Against such poems, the underworld involvement of "The Last River" goes another road, groping through caves and antres of "the flinty, night-smelling depths," "waiting by the grief-tree of the last river."

Kinnell's second book, Flower Herding on Mount Monadnock, as the title suggests (strange the Indian name for that solitary mountain on a peneplane should hold the Greek root of the One), is largely in the lyrical mode. Even the Wagnc rian love-death has wonderfully refined itself in "Poems of Night": "A cheekbone. / A curved piece of brow, / A pale eyelid / Float in the dark, / And now I make out / An eye, dark, / wormed with the far-off, unaccountable lights." While the title poem and "Spindrift"—"Sit down / By the clanking shore/Of this bitter, beloved sea"—stand at the pinnacle of the poignantly pure and deeply transparent.

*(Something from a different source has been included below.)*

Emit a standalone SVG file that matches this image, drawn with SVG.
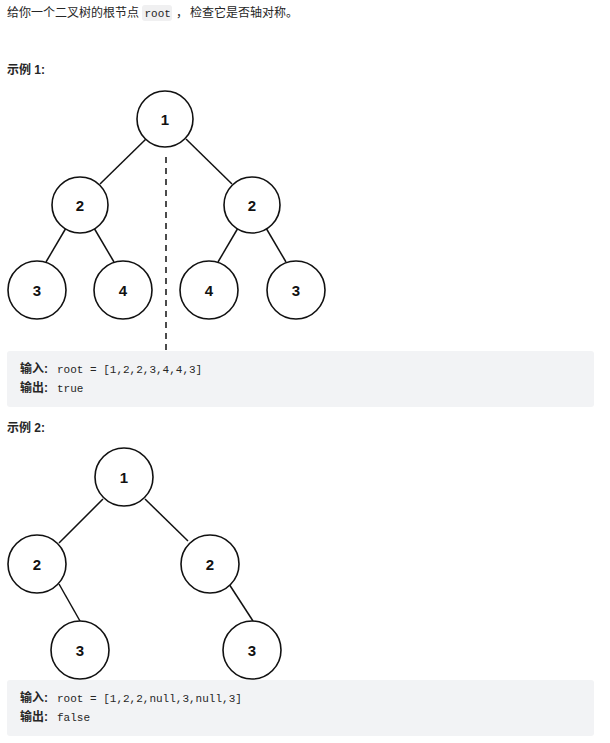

At the moment I have before me various sketches of The Book of Nightmares. For oceanic participation, the section on childbirth ("Maud Moon") goes beyond anything Kinnell has done before:

It is all over, little one,
the flipping
and overleaping,
the watery
somersaulting alone in the oneness
under the hill, under
the old, lonely bellybutton pushing forth again
in remembrance, all over,
the drifting there furled like a flower, pressing
a knee down the slippery
walls, sculpting the whole world, hearing
a few cries from without not even as promises, the stream
of omphalos blood humming all over you.

What distinguishes this from the work of any other poet (though parallels can be found: Roethke, Rilke, even Whitman) is the intuitive immediacy of its entrance into pre-birth and subhuman organic nature.

Of all the poets born in the twenties and thirties, Galway Kinnell is the only one who has taken up the passionate symbolic search of the great American tradition.